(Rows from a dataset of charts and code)

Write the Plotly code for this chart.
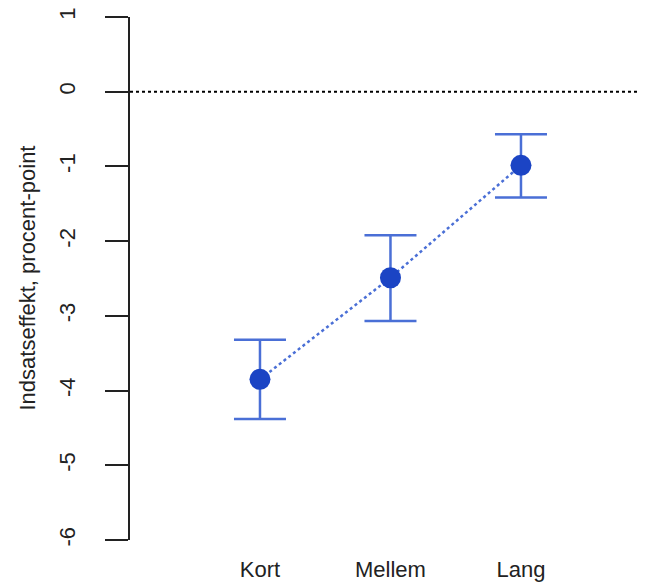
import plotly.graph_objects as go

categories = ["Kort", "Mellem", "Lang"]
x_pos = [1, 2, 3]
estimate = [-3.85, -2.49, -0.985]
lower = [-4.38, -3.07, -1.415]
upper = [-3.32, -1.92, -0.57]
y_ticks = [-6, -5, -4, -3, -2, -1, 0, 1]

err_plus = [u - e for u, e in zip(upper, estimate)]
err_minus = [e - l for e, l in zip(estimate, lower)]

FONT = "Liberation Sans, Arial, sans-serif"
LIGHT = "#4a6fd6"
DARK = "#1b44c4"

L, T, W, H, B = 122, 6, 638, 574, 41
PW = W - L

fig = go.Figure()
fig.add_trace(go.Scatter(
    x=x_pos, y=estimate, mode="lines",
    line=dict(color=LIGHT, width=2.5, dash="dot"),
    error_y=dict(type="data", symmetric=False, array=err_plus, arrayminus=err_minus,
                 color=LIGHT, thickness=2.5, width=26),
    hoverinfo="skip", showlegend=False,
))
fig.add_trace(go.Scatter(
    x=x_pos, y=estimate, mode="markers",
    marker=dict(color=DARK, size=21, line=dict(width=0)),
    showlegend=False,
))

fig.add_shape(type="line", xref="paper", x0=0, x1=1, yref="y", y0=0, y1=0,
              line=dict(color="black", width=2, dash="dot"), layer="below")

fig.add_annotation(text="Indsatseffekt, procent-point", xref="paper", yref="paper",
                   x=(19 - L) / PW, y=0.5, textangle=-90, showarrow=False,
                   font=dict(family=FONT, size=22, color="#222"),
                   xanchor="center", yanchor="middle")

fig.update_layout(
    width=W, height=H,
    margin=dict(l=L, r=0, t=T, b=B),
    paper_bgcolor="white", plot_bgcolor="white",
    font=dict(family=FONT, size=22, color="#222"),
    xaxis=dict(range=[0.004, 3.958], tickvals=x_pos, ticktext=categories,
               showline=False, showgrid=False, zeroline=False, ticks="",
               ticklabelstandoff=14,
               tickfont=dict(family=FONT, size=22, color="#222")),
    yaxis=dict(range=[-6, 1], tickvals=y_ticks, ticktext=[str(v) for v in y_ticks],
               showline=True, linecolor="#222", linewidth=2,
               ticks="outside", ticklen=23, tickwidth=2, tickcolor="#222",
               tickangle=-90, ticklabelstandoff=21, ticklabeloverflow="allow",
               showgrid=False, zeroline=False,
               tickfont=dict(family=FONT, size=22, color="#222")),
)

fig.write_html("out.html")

--

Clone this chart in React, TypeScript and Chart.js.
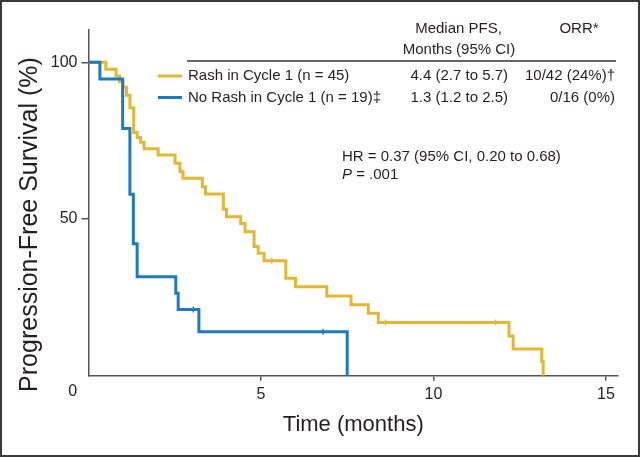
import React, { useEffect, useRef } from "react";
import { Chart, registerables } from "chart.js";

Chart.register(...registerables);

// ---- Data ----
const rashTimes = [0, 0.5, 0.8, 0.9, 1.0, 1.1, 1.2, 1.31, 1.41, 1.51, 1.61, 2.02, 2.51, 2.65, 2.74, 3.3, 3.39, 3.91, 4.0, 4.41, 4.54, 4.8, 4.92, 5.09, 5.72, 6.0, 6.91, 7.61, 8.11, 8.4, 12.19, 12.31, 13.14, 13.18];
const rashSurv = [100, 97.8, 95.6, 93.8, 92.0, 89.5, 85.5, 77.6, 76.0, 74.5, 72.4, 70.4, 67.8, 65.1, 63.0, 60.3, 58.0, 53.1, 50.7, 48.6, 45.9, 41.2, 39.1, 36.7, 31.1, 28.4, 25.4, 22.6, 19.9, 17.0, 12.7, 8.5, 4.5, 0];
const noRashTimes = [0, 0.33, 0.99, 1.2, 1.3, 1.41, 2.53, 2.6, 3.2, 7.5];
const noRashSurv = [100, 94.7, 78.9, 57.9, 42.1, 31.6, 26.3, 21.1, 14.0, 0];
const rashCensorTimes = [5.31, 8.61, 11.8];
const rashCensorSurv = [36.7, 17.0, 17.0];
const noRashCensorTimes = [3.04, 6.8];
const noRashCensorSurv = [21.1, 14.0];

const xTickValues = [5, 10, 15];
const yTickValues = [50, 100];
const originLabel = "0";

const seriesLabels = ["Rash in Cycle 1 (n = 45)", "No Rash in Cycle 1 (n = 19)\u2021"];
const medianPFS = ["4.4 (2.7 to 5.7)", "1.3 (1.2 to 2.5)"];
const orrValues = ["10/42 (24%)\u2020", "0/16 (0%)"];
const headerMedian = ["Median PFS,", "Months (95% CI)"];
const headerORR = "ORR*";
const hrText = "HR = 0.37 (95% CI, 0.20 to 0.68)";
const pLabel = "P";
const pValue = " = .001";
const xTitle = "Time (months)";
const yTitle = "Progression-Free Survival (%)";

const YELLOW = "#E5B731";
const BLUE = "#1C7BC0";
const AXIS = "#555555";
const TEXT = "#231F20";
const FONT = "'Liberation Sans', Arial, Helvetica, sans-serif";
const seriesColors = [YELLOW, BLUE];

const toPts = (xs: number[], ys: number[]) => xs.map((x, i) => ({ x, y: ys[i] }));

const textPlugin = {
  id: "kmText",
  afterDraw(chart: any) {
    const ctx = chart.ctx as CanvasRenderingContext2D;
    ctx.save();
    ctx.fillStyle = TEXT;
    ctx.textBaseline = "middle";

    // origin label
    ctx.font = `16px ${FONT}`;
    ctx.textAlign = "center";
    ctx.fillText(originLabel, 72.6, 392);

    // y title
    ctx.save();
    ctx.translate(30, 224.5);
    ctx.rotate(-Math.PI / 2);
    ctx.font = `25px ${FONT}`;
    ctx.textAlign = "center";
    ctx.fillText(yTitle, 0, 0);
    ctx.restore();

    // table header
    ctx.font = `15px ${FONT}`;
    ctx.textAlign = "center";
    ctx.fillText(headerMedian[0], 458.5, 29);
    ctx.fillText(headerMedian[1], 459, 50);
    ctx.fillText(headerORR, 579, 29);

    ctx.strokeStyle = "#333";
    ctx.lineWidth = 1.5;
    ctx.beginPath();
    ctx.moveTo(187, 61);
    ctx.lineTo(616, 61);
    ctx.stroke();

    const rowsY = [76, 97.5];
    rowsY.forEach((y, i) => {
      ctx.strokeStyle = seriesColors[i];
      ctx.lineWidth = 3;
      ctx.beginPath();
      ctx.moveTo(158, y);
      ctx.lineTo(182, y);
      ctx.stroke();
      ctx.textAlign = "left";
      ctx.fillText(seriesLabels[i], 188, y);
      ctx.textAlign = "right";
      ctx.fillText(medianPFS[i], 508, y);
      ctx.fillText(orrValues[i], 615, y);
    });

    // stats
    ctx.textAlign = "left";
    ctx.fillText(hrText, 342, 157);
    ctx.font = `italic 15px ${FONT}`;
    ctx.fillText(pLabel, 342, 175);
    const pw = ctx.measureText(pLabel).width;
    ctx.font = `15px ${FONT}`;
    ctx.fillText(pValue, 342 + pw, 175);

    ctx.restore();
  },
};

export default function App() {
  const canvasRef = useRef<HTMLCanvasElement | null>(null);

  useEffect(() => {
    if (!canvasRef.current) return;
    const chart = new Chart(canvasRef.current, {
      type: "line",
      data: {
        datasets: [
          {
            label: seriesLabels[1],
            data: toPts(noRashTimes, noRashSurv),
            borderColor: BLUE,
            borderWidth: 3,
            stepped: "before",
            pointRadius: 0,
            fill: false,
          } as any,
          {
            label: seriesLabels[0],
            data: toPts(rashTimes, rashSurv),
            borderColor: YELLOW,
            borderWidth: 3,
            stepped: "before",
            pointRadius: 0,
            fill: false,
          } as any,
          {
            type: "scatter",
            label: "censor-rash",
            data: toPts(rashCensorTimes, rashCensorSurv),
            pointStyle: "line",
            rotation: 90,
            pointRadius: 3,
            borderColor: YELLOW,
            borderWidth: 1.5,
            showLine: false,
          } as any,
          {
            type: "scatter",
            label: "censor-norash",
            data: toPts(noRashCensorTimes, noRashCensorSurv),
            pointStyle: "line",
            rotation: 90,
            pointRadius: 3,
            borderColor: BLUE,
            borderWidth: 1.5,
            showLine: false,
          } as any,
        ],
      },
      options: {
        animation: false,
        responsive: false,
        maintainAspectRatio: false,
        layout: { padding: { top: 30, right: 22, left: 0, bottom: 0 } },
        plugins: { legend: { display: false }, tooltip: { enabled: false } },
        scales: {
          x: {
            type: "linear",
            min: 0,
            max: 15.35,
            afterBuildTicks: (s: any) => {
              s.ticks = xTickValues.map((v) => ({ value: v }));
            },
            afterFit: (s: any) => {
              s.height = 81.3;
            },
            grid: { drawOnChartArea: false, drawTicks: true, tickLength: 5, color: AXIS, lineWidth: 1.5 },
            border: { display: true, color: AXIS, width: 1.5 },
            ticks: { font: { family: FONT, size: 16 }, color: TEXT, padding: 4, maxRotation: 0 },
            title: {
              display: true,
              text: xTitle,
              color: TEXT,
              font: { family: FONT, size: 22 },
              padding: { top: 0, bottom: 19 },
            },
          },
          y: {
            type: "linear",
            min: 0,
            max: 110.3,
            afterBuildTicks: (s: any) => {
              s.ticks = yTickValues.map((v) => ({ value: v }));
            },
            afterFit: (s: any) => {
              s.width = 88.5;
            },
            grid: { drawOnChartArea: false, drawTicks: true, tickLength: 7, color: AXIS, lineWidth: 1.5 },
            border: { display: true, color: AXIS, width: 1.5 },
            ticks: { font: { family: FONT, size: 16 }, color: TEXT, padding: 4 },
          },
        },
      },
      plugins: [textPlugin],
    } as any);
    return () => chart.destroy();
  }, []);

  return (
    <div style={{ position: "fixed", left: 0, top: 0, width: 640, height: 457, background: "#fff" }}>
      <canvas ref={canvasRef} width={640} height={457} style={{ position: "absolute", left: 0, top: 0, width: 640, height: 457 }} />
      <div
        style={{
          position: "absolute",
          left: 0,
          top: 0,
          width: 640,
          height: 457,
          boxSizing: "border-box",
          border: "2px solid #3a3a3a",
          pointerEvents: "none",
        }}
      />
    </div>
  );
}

...

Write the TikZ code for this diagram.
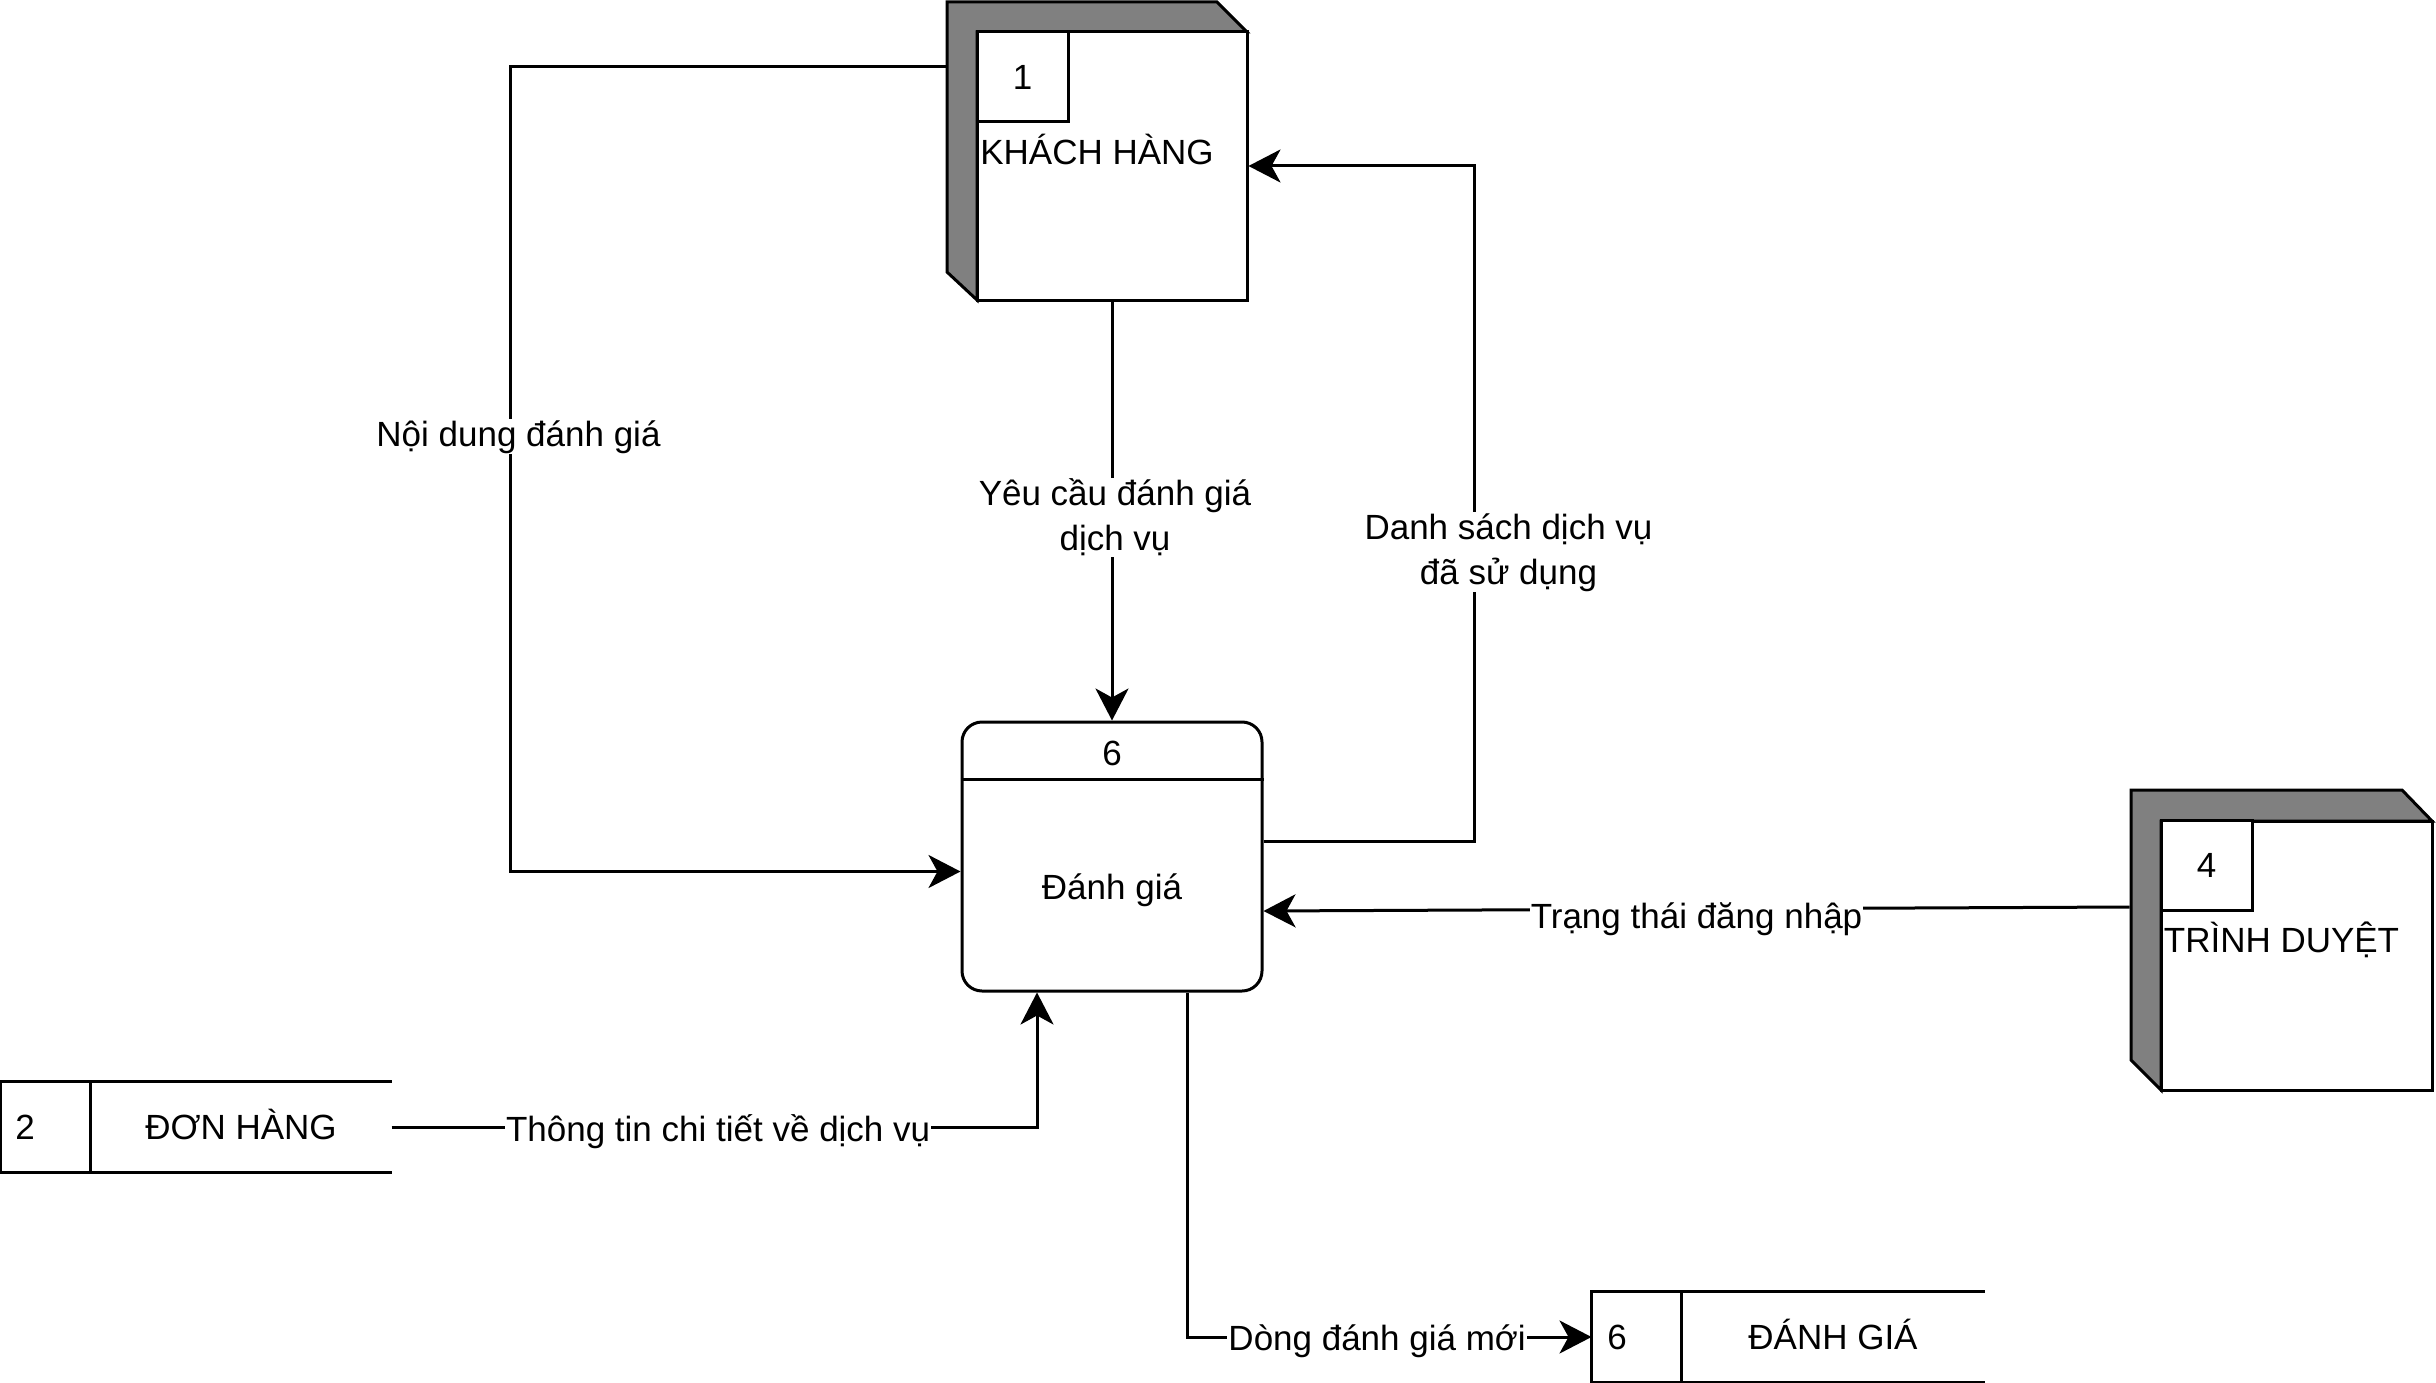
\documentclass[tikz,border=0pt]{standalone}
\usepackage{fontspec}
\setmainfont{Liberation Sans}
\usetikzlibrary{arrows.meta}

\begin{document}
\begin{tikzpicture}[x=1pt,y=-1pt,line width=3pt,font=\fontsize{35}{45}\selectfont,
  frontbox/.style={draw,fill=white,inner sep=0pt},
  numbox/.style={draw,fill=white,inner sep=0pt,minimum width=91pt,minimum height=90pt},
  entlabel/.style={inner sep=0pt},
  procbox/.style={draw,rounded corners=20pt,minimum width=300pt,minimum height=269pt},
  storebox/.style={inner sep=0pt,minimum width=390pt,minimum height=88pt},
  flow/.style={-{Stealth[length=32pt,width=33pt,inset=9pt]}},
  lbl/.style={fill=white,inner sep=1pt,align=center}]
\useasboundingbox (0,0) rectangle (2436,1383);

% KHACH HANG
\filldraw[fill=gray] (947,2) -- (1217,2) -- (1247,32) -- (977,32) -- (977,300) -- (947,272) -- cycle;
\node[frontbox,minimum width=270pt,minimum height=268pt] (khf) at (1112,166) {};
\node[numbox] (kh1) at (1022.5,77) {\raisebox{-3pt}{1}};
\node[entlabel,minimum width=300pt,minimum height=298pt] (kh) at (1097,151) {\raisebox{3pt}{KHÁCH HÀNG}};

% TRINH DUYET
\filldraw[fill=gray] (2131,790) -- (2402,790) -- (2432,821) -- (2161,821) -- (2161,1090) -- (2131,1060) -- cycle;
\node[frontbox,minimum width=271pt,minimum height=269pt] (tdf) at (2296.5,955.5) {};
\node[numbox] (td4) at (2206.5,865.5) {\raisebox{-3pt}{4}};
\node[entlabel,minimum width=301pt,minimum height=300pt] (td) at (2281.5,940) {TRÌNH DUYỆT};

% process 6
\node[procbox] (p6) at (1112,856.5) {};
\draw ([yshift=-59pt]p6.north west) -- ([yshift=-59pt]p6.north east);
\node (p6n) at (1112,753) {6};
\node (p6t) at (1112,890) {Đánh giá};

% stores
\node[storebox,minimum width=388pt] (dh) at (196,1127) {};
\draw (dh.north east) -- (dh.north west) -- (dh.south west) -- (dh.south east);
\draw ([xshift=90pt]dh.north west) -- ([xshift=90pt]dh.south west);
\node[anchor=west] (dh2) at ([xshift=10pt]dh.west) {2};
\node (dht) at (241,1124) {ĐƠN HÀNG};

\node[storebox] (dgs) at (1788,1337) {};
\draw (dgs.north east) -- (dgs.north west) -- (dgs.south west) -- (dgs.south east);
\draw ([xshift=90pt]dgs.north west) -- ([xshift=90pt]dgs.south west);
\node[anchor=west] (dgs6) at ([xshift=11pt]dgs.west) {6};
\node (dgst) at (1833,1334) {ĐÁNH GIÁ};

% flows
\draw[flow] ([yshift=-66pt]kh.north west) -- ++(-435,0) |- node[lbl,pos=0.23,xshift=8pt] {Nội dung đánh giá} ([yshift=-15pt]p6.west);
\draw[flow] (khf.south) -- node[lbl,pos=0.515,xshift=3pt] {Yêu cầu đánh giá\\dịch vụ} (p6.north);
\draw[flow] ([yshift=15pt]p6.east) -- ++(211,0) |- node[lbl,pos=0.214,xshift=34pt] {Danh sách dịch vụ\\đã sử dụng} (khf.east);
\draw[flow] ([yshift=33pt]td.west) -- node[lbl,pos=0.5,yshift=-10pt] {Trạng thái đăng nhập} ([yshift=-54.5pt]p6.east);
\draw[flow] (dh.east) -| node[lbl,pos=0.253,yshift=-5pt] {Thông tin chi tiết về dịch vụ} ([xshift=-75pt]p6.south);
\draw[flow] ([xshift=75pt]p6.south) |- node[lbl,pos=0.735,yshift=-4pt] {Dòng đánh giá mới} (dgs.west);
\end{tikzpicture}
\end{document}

**Exercise details**
Out of the records above, set down only the lines from the one that contains "Write the TikZ code for this diagram." through the one that contains "(0,0) rectangle (2436,1383);", unchanged and without the pictures.

**Correct output**
Write the TikZ code for this diagram.
\documentclass[tikz,border=0pt]{standalone}
\usepackage{fontspec}
\setmainfont{Liberation Sans}
\usetikzlibrary{arrows.meta}

\begin{document}
\begin{tikzpicture}[x=1pt,y=-1pt,line width=3pt,font=\fontsize{35}{45}\selectfont,
  frontbox/.style={draw,fill=white,inner sep=0pt},
  numbox/.style={draw,fill=white,inner sep=0pt,minimum width=91pt,minimum height=90pt},
  entlabel/.style={inner sep=0pt},
  procbox/.style={draw,rounded corners=20pt,minimum width=300pt,minimum height=269pt},
  storebox/.style={inner sep=0pt,minimum width=390pt,minimum height=88pt},
  flow/.style={-{Stealth[length=32pt,width=33pt,inset=9pt]}},
  lbl/.style={fill=white,inner sep=1pt,align=center}]
\useasboundingbox (0,0) rectangle (2436,1383);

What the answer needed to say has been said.